Born in Tembisa and raised in Limpopo (South Africa), Giggs started making clay sculptures as a child. “Most children didn’t have toys to play with, so instead I created them from mud collected from the river. I taught myself how to create toys and abstract objects,” said Giggs, who discovered brushes and acrylic paints in school, and considers himself to be a self-taught artist. After graduating from high school, the prestigious St Johns College in Houghton (Johannesburg) for which he won a scholarship, Giggs was an intern for William Kentridge, a South African artist best known for his prints, drawings, and animated films.

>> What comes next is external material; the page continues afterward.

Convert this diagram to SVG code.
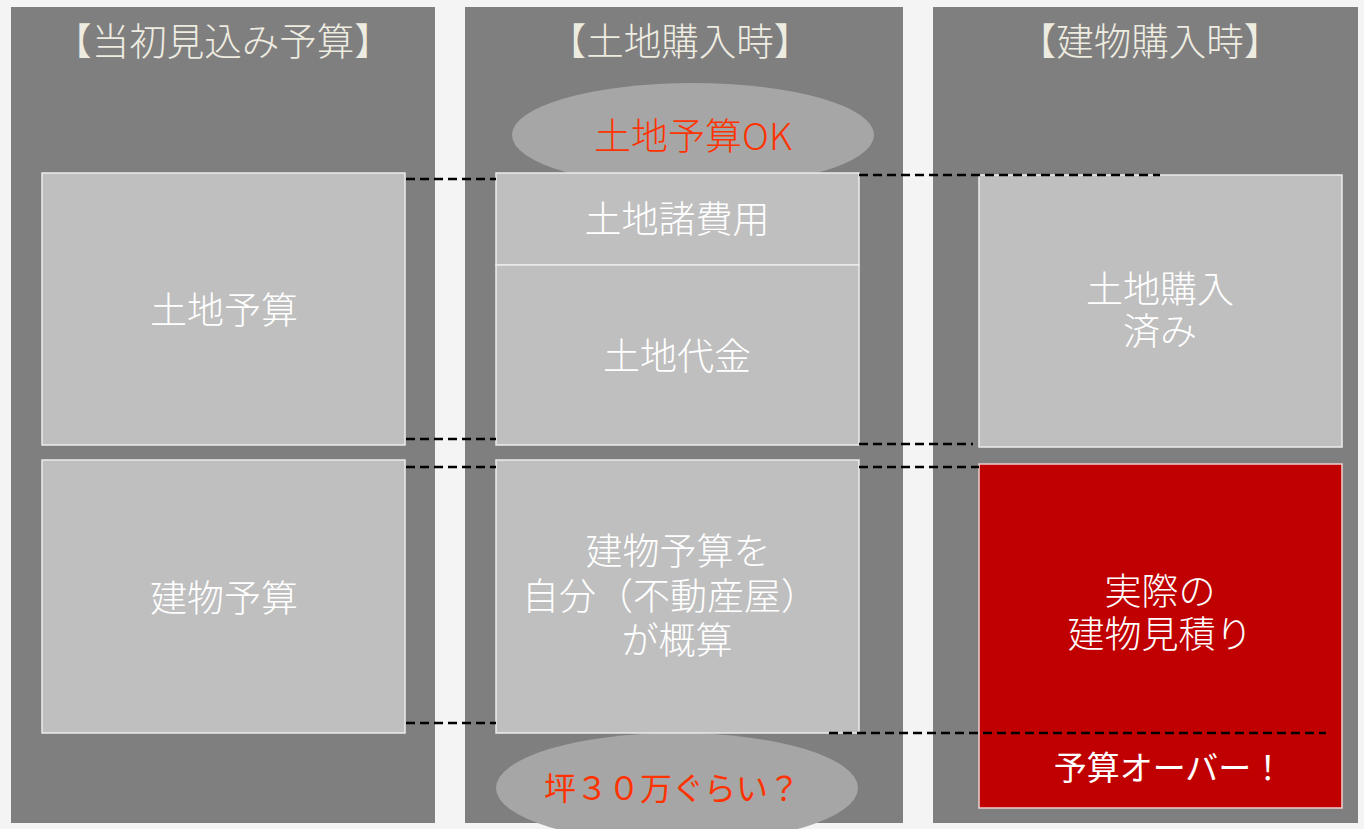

“My works are an exposition of the interplay between the people living in rural Limpopo and the world which they inhabit. I tell vivid human stories about the experiences of people from Limpopo. My work tells tales of struggle, of abandonment, of promises broken and dreams deferred. They speak of resilience in the face of everyday injustice, of resistance through the simple act of living” said Giggs. Giggs’ favorite artist is Jean-Michel Basquiat, an American artist and poet whose drawings and paintings featured direct references to racism, slavery, and the street scene of 1980s New York. “I completely respect his passion and spiritual approach to his works” said Giggs.

Giggs’ works vary in material and medium, as he explores different ways to communicate stories. “My work is characterized by the use of ‘Anaglyphs.’ Two versions of my composite photographic images are printed in different colors (typically blue and red) onto canvas. Next, I apply collage and paint to the printed work. The viewer is then asked to look at the work through 3D glasses, thus creating a dramatic effect” explained Giggs.

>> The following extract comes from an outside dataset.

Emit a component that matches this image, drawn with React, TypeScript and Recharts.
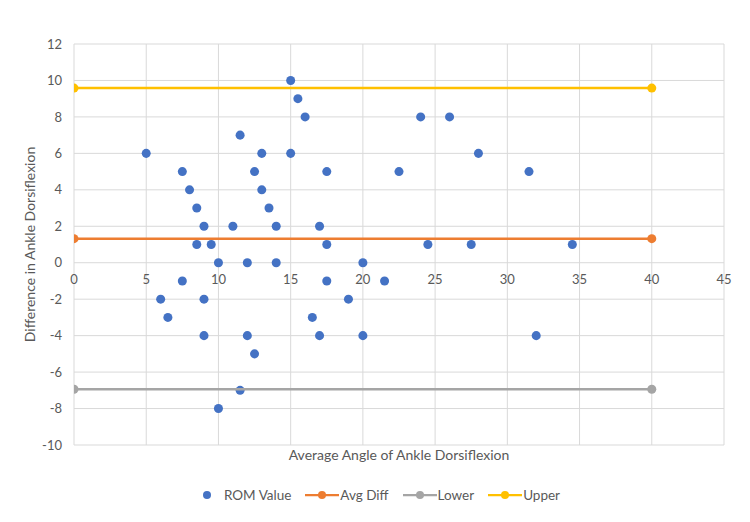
import React from 'react';
import { ScatterChart, Scatter, XAxis, YAxis, CartesianGrid, Legend } from 'recharts';

const romX = [5, 7.5, 8, 8.5, 9, 8.5, 9.5, 11, 11.5, 13, 12.5, 13, 13.5, 14, 15, 15.5, 16, 15, 17.5, 17, 17.5,
  10, 12, 14, 20, 7.5, 17.5, 21.5, 6, 9, 19, 6.5, 16.5, 9, 12, 17, 20, 12.5, 11.5, 10,
  24, 26, 28, 22.5, 31.5, 24.5, 27.5, 34.5, 32];
const romY = [6, 5, 4, 3, 2, 1, 1, 2, 7, 6, 5, 4, 3, 2, 10, 9, 8, 6, 5, 2, 1,
  0, 0, 0, 0, -1, -1, -1, -2, -2, -2, -3, -3, -4, -4, -4, -4, -5, -7, -8,
  8, 8, 6, 5, 5, 1, 1, 1, -4];

const lineX = [0, 40];
const avgDiffValue = 1.32;
const upperValue = 9.58;
const lowerValue = -6.94;

const seriesNames = ['ROM Value', 'Avg Diff', 'Lower', 'Upper'];
const xTicks = [0, 5, 10, 15, 20, 25, 30, 35, 40, 45];
const yTicks = [-10, -8, -6, -4, -2, 0, 2, 4, 6, 8, 10, 12];

const romData = romX.map((x, i) => ({ x, y: romY[i] }));
const avgData = lineX.map((x) => ({ x, y: avgDiffValue }));
const lowerData = lineX.map((x) => ({ x, y: lowerValue }));
const upperData = lineX.map((x) => ({ x, y: upperValue }));

const W = 750;
const H = 522;
const MT = 44;
const MB = 76;
const XAXIS_H = 1;
const ML = 14;
const YAXIS_W = 60;
const MR = 26;
const PLOT_H = H - MT - MB - XAXIS_H;
const Y_MIN = -10;
const Y_MAX = 12;
const ZERO_Y = MT + (PLOT_H * (Y_MAX - 0)) / (Y_MAX - Y_MIN);

const FONT = 'Lato, "Open Sans", sans-serif';
const TEXT = '#595959';
const GRID = '#D9D9D9';

const BLUE = '#4472C4';
const ORANGE = '#ED7D31';
const GRAY = '#A5A5A5';
const YELLOW = '#FFC000';

const XTick = (props: any) => {
  const { x, payload } = props;
  return (
    <text x={x} y={ZERO_Y + 18} textAnchor="middle" dominantBaseline="middle" fill={TEXT} fontSize={13} fontFamily={FONT}>
      {payload.value}
    </text>
  );
};

const LegendContent = (props: any) => {
  const payload = [...(props.payload || [])].sort(
    (a: any, b: any) => seriesNames.indexOf(a.value) - seriesNames.indexOf(b.value)
  );
  return (
    <div style={{ display: 'flex', justifyContent: 'center', alignItems: 'center', fontFamily: FONT, fontSize: 13.5, color: TEXT, paddingLeft: 12 }}>
      {payload.map((entry: any, i: number) => {
        const isLine = entry.value !== seriesNames[0];
        return (
          <div key={i} style={{ display: 'flex', alignItems: 'center', marginRight: i < payload.length - 1 ? 14 : 0 }}>
            {isLine ? (
              <svg width={34} height={10} style={{ marginRight: 1 }}>
                <line x1={0} y1={5} x2={34} y2={5} stroke={entry.color} strokeWidth={2.25} />
                <circle cx={17} cy={5} r={4} fill={entry.color} />
              </svg>
            ) : (
              <svg width={10} height={10} style={{ marginRight: 12 }}>
                <circle cx={5} cy={5} r={4} fill={entry.color} />
              </svg>
            )}
            <span>{entry.value}</span>
          </div>
        );
      })}
    </div>
  );
};

export default function App() {
  return (
    <div style={{ position: 'absolute', left: 0, top: 0, width: W, height: H, background: '#fff' }}>
      <ScatterChart width={W} height={H} margin={{ top: MT, right: MR, bottom: MB, left: ML }}>
        <CartesianGrid stroke={GRID} strokeWidth={1} />
        <XAxis
          type="number"
          dataKey="x"
          domain={[0, 45]}
          ticks={xTicks}
          interval={0}
          height={XAXIS_H}
          axisLine={false}
          tickLine={false}
          tick={<XTick />}
          allowDataOverflow
          label={{ value: 'Average Angle of Ankle Dorsiflexion', position: 'bottom', offset: 4, fill: TEXT, fontSize: 14, fontFamily: FONT }}
        />
        <YAxis
          type="number"
          dataKey="y"
          domain={[Y_MIN, Y_MAX]}
          ticks={yTicks}
          interval={0}
          width={YAXIS_W}
          axisLine={false}
          tickLine={false}
          tickSize={0}
          tickMargin={12}
          tick={{ fill: TEXT, fontSize: 13, fontFamily: FONT }}
          allowDataOverflow
          label={{ value: 'Difference in Ankle Dorsiflexion', angle: -90, position: 'insideLeft', offset: 16, fill: TEXT, fontSize: 14, fontFamily: FONT, style: { textAnchor: 'middle' } }}
        />
        <Scatter name={seriesNames[0]} data={romData} fill={BLUE} isAnimationActive={false} />
        <Scatter name={seriesNames[1]} data={avgData} fill={ORANGE} line={{ stroke: ORANGE, strokeWidth: 2.5 }} isAnimationActive={false} />
        <Scatter name={seriesNames[2]} data={lowerData} fill={GRAY} line={{ stroke: GRAY, strokeWidth: 2.5 }} isAnimationActive={false} />
        <Scatter name={seriesNames[3]} data={upperData} fill={YELLOW} line={{ stroke: YELLOW, strokeWidth: 2.5 }} isAnimationActive={false} />
        <Legend
          layout="horizontal"
          verticalAlign="middle"
          align="center"
          content={<LegendContent />}
          wrapperStyle={{ top: 487, left: 0, width: W, height: 20 }}
        />
      </ScatterChart>
    </div>
  );
}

In 2016, when he was 19 years old, Giggs’ work was selected for the Sasol New Signature Top 100, an art competition sponsored by Sasol, an international integrated chemicals and energy company based in Johannesburg. The competition promotes emerging artists and their work, and Giggs was able to showcase his art in his first professional exhibition at the Pretoria Art Museum. Giggs also exhibited his work in a solo show at the Everard Read Gallery in Johannesburg, Africa’s oldest commercial art gallery, established in 1913. He showcased his work in Rome and has an upcoming exhibition called Divine in London and Cannes, France. Giggs will also have a big solo exhibition in Monaco, France, during the Grand Prix in 2020.

A John Cabot Presidential Scholarship, which covers his full tuition, brought Giggs to Rome in 2017. While in Rome, he held an exhibition where half of his body of work was bought by former South African ambassador to Rome, Nomathemba Tambo. In late 2018, Giggs co-opened the Gaslamp Gallery with Oscar Noriega, another JCU student, in the Maboneng Precint of Johannesburg to showcase young, local talent and sell their work, thus becoming one of the youngest gallery owners in South Africa.

Giggs is currently completing a six-month artist residency in Vallauris, in the south of France, with Undiscovered Canvas, which organizes exhibitions for African visual artists in France and in South Africa, in partnership with Mekanova, a Cannes based contemporary ceramic tableware boutique with an art exhibition space. Giggs aims at becoming one of Africa’s leading artists by the time he turns 30, and he hopes to build an art center to help young artists in Limpopo, the village where he was raised.

To aspiring artists, Giggs says that “Life is Art. You need to really sit down and discover who you really are, and be brave enough to show that to the world.”